La densité d’un corps dépend du nombre de ses points matériels renfermés sous un volume donné ; elle est donc proportionnelle au rapport de la masse au volume. Une substance qui n’aurait point de pores aurait la plus grande densité possible : en lui comparant la densité des autres corps, on aurait la quantité de matière qu’ils renferment. Mais, ne connaissant point de substances semblables, nous ne pouvons avoir que les densités relatives des corps. Ces densités sont en raison des poids sous un même volume, puisque les poids sont proportionnels aux masses ; en prenant ainsi pour unité la densité d’une substance quelconque, à une température constante, par exemple, le maximum de densité de l’eau distillée, la densité d’un corps sera le rapport de son poids à celui d’un pareil volume d’eau réduite à ce maximum. Ce rapport est ce que l’on nomme pesanteur spécifique.

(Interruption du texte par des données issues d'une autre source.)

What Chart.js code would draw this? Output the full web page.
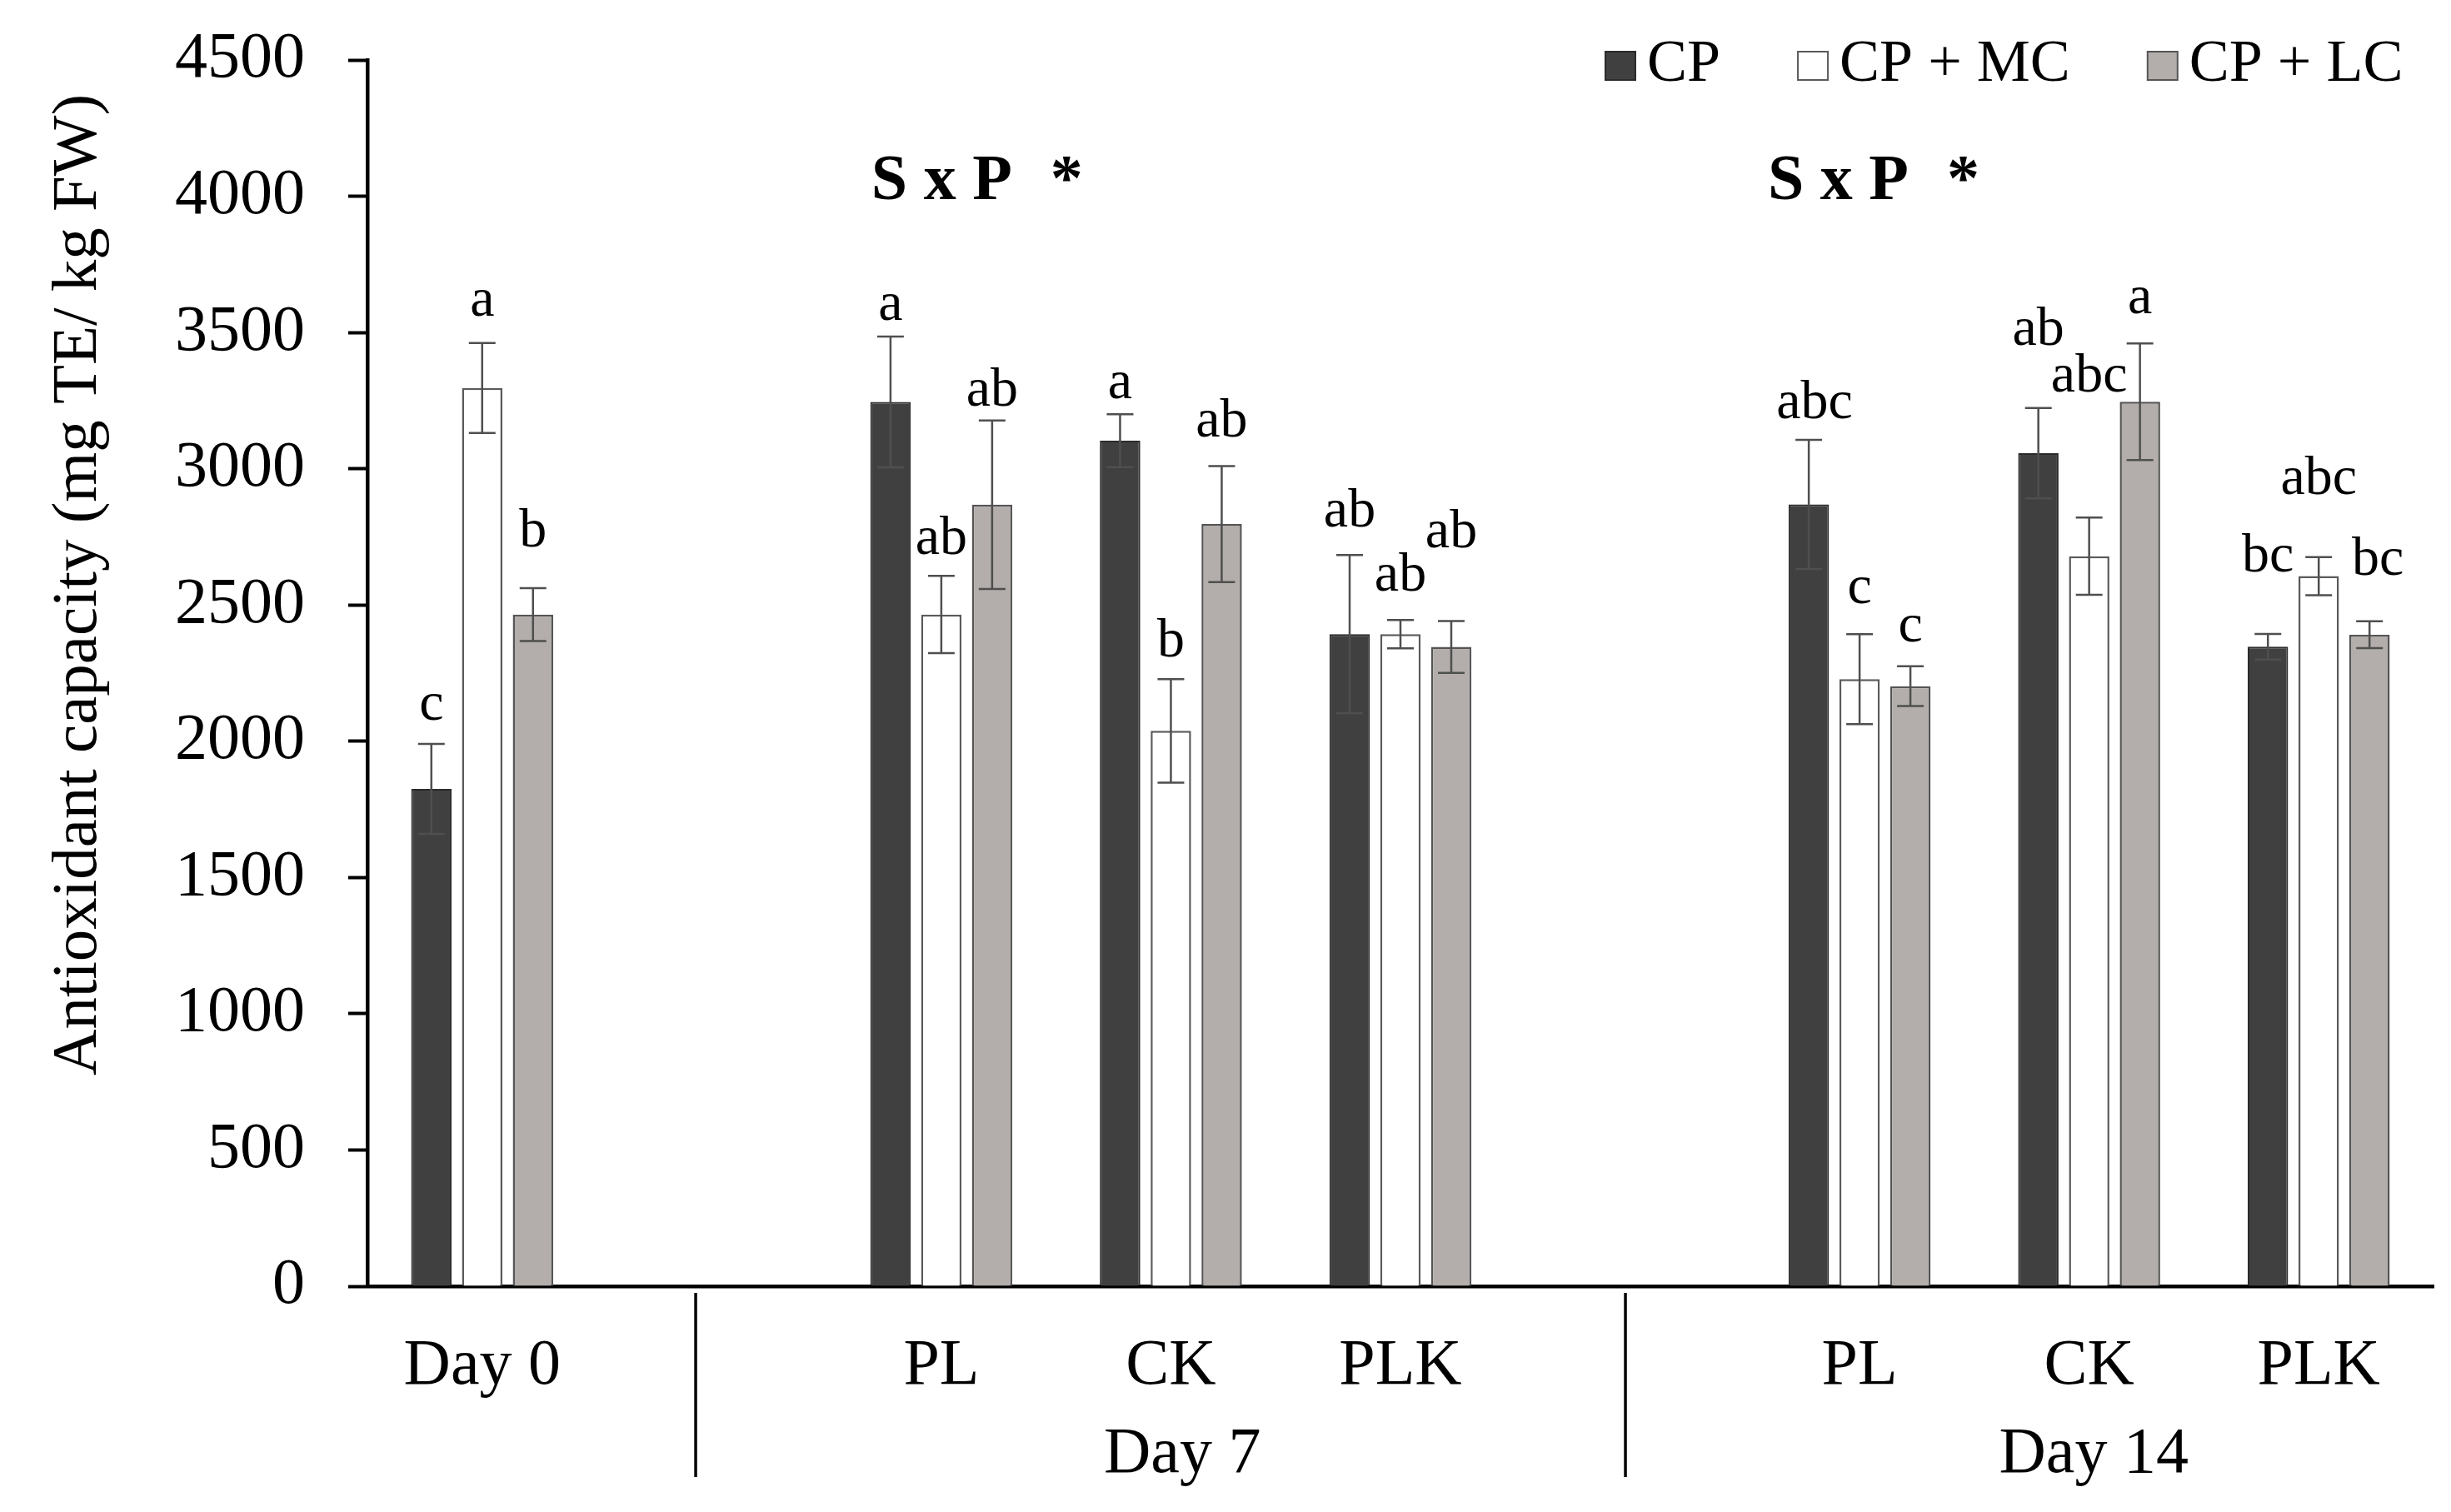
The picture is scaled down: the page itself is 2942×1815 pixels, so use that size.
<!DOCTYPE html>
<html>
<head>
<meta charset="utf-8">
<script src="https://cdn.jsdelivr.net/npm/chart.js@4.4.1/dist/chart.umd.min.js"></script>
<style>
  html, body { margin: 0; padding: 0; background: #fff; }
  #wrap { width: 2942px; height: 1815px; }
</style>
</head>
<body>
<div id="wrap"><canvas id="myChart"></canvas></div>
<script>
// Datos
const categories = ['Day 0', '', 'PL', 'CK', 'PLK', '', 'PL', 'CK', 'PLK'];
const seriesNames = ['CP', 'CP + MC', 'CP + LC'];
const cpValues = [1825, null, 3245, 3103, 2393, null, 2869, 3057, 2347];
const mcValues = [3296, null, 2465, 2038, 2393, null, 2228, 2679, 2606];
const lcValues = [2465, null, 2868, 2797, 2346, null, 2202, 3246, 2391];
const cpErrors = [165, null, 240, 97, 290, null, 237, 166, 47];
const mcErrors = [165, null, 142, 190, 52, null, 165, 142, 70];
const lcErrors = [97, null, 309, 213, 95, null, 73, 214, 49];
const cpLetters = ['c', '', 'a', 'a', 'ab', '', 'abc', 'ab', 'bc'];
const mcLetters = ['a', '', 'ab', 'b', 'ab', '', 'c', 'abc', 'abc'];
const lcLetters = ['b', '', 'ab', 'ab', 'ab', '', 'c', 'a', 'bc'];
const yTicks = [0, 500, 1000, 1500, 2000, 2500, 3000, 3500, 4000, 4500];
const groupLabels = ['Day 7', 'Day 14'];
const interactionLabel = 'S x P';
const yTitle = 'Antioxidant capacity (mg TE/ kg FW)';

const errors = [cpErrors, mcErrors, lcErrors];
const letters = [cpLetters, mcLetters, lcLetters];

// Layout (pixels / category positions)
const letterGap = [
  [29, 0, 20, 19, 34, 0, 26, 76, 75],
  [33, 0, 26, 27, 35, 0, 37, 151, 76],
  [50, 0, 18, 35, 89, 0, 30, 36, 56]
];
const letterShift = { '0,6': 7, '2,8': 10 };
const dividerAt = [0.93, 4.98];
const groupAt = [3.05, 7.02];
const sxpAt = [1.695, 5.6];

const serif = '"Liberation Serif", "Times New Roman", serif';
const fills = ['#404040', '#ffffff', '#b3aeab'];
const borders = ['#2b2b2b', '#5a5a5a', '#555555'];

const overlay = {
  id: 'overlay',
  afterDatasetsDraw(chart) {
    const { ctx } = chart;
    const y = chart.scales.y;
    ctx.save();
    chart.data.datasets.forEach((ds, i) => {
      chart.getDatasetMeta(i).data.forEach((bar, j) => {
        const v = ds.data[j];
        if (v == null) return;
        const sd = errors[i][j];
        const top = y.getPixelForValue(v + sd);
        const bot = y.getPixelForValue(v - sd);
        ctx.strokeStyle = '#4f4f4f';
        ctx.lineWidth = 2.5;
        ctx.beginPath();
        ctx.moveTo(bar.x, top); ctx.lineTo(bar.x, bot);
        ctx.moveTo(bar.x - 16, top); ctx.lineTo(bar.x + 16, top);
        ctx.moveTo(bar.x - 16, bot); ctx.lineTo(bar.x + 16, bot);
        ctx.stroke();

        ctx.fillStyle = '#000';
        ctx.font = '66px ' + serif;
        ctx.textAlign = 'center';
        ctx.textBaseline = 'alphabetic';
        const dx = letterShift[i + ',' + j] || 0;
        ctx.fillText(letters[i][j], bar.x + dx, top - letterGap[i][j]);
      });
    });
    ctx.restore();
  },
  afterDraw(chart) {
    const { ctx } = chart;
    const x = chart.scales.x;
    ctx.save();
    ctx.fillStyle = '#000';

    // y title
    ctx.save();
    ctx.translate(95, 702);
    ctx.rotate(-Math.PI / 2);
    ctx.font = '77px ' + serif;
    ctx.textAlign = 'center';
    ctx.textBaseline = 'middle';
    ctx.fillText(yTitle, 0, 0);
    ctx.restore();

    // dividers
    ctx.strokeStyle = '#000';
    ctx.lineWidth = 3.5;
    dividerAt.forEach(v => {
      const px = x.getPixelForValue(v);
      ctx.beginPath();
      ctx.moveTo(px, 1552);
      ctx.lineTo(px, 1773);
      ctx.stroke();
    });

    // second level labels
    ctx.font = '78px ' + serif;
    ctx.textAlign = 'center';
    ctx.textBaseline = 'alphabetic';
    groupLabels.forEach((t, k) => ctx.fillText(t, x.getPixelForValue(groupAt[k]), 1767));

    // S x P *
    ctx.font = 'bold 78px ' + serif;
    ctx.textAlign = 'left';
    sxpAt.forEach(v => {
      const px = x.getPixelForValue(v);
      ctx.fillText(interactionLabel, px, 239);
      const w = ctx.measureText(interactionLabel).width;
      ctx.fillText('*', px + w + 46, 239);
    });

    // legend
    ctx.font = '72px ' + serif;
    ctx.textBaseline = 'alphabetic';
    let lx = 1927;
    seriesNames.forEach((name, i) => {
      ctx.fillStyle = fills[i];
      ctx.fillRect(lx, 62, 36, 34);
      ctx.strokeStyle = borders[i];
      ctx.lineWidth = 2;
      ctx.strokeRect(lx, 62, 36, 34);
      ctx.fillStyle = '#000';
      ctx.fillText(name, lx + 50, 97);
      lx += 50 + ctx.measureText(name).width + 93;
    });
    ctx.restore();
  }
};

new Chart(document.getElementById('myChart'), {
  type: 'bar',
  data: {
    labels: categories,
    datasets: [
      { label: seriesNames[0], data: cpValues, backgroundColor: fills[0], borderColor: borders[0], borderWidth: 2 },
      { label: seriesNames[1], data: mcValues, backgroundColor: fills[1], borderColor: borders[1], borderWidth: 2.5 },
      { label: seriesNames[2], data: lcValues, backgroundColor: fills[2], borderColor: borders[2], borderWidth: 2.5 }
    ]
  },
  options: {
    responsive: true,
    maintainAspectRatio: false,
    devicePixelRatio: 1,
    animation: false,
    categoryPercentage: 0.664,
    barPercentage: 0.795,
    layout: { padding: { top: 72, right: 21, left: 0, bottom: 0 } },
    plugins: {
      legend: { display: false },
      tooltip: { enabled: false }
    },
    scales: {
      x: {
        grid: { display: false, drawTicks: false },
        border: { display: true, color: '#000', width: 4.5 },
        ticks: {
          color: '#000',
          padding: 50,
          maxRotation: 0,
          autoSkip: false,
          font: { size: 78, family: serif }
        },
        afterFit: s => { s.height = 271; }
      },
      y: {
        min: 0,
        max: 4500,
        afterBuildTicks: s => { s.ticks = yTicks.map(v => ({ value: v })); },
        grid: {
          display: true,
          drawOnChartArea: false,
          drawTicks: true,
          tickLength: 23,
          tickColor: '#000',
          tickWidth: 4
        },
        border: { display: true, color: '#000', width: 4.5 },
        ticks: {
          color: '#000',
          padding: 52,
          font: { size: 78, family: serif },
          callback: v => String(v)
        },
        afterFit: s => { s.width = 441; s.paddingTop = 0; s.paddingBottom = 0; }
      }
    }
  },
  plugins: [overlay]
});
</script>
</body>
</html>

Tout cela semble supposer que la matière est homogène et que les corps ne diffèrent que par la figure et la grandeur de leurs pores et de leurs molécules intégrantes. Il est cependant possible qu’il y ait des différences essentielles dans la nature même de ces molécules, et il ne répugne point au peu de notions que nous avons de la matière de supposer l’espace céleste plein d’un fluide dénué de pores, et cependant tel qu’il n’oppose qu’une résistance insensible aux mouvements planétaires. On pourrait ainsi concilier l’inaltérabilité de ces mouvements, prouvée par les phénomènes, avec l’opinion de ceux qui regardent le vide comme impossible. Mais cela est indifférent à la Mécanique, qui ne considère dans les corps que l’étendue et le mouvement. On peut alors, sans craindre aucune erreur, admettre l’homogénéité des éléments de la matière, pourvu que l’on entende par masses égales des masses qui, animées de vitesses égales et directement contraires, se font équilibre.